9 May 2019
New Bills Seek to Lessen Dependence on Critical Minerals from Mainland China
On 2 May, Senate Energy and Natural Resources Committee Chair Lisa Murkowski (Republican-Alaska) and committee ranking member Joe Manchin (Democrat-West Virginia), along with two co-sponsors, introduced the American Mineral Security Act (S. 1317). This legislation would designate a list of “critical minerals” and update that list every three years. It would authorise applied research and development and resource studies, including for recycling and replacements for critical minerals and mineral processing. Additionally, it would implement what Murkowski describes as “common sense permitting reforms” to speed up the process of federal mine permitting.
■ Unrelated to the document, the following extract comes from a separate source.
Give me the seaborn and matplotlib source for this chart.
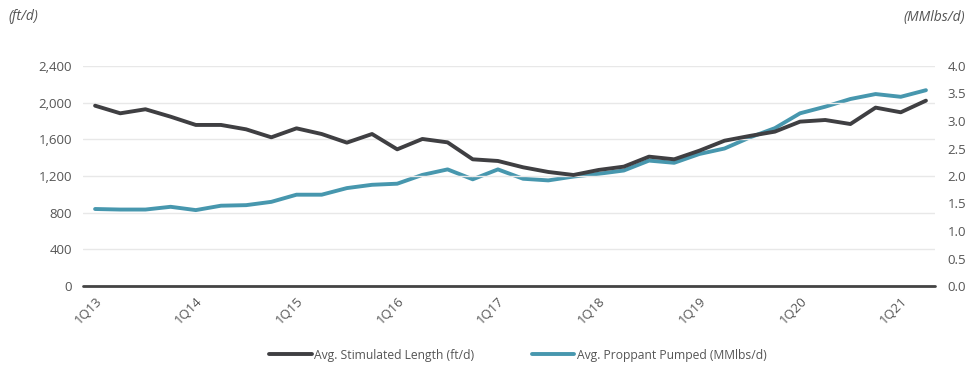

In arguing for the legislation, Murkowski’s office noted that in 2018 at least 50 percent of total U.S. demand for 48 minerals was supplied by foreign sources, and in the case of 18 of these minerals – including rare earth elements, graphite and indium – foreign sources accounted for the entire U.S. market.
Murkowski singled out mainland China in her remarks, noting that “our reliance on China and other nations for critical minerals costs us jobs, weakens our economic competitiveness, and leaves us at a geopolitical disadvantage.” She also said that domestic production of critical minerals is essential for security as well as for growth industries, including electric vehicles and energy storage.
On 4 April, Murkowski, Manchin and West Virginia’s other senator, Shelley Moore Capito, reintroduced the Rare Earth Element Advanced Coal Technologies Act (S. 1052), which would provide for the development of technology to extract rare earth elements from coal and coal by-products. The National Energy Technology Laboratory began studying extraction of rare earth elements from coal and coal by-products in 2010, and in 2018 West Virginia University opened a pilot rare earth extraction facility.
In introducing this bill, both Manchin and Capito spoke of a need to lessen U.S. dependence on mainland China. Manchin argued that the United States “should not be depending on China and other foreign nations for our supply of rare earth elements,” while Capito added that “rare earth elements are essential to our economy and national security, but the United States is currently dependent on foreign suppliers—particularly China—for this valuable resource.”
Both of these legislative approaches to reducing U.S. dependence on mineral imports had been introduced previously but were not enacted. U.S. energy policy has links to other economic issues, environmental matters and general problems of Washington gridlock. The senators may hope that raising security concerns about dependence on mainland China may assist in securing enactment of these provisions.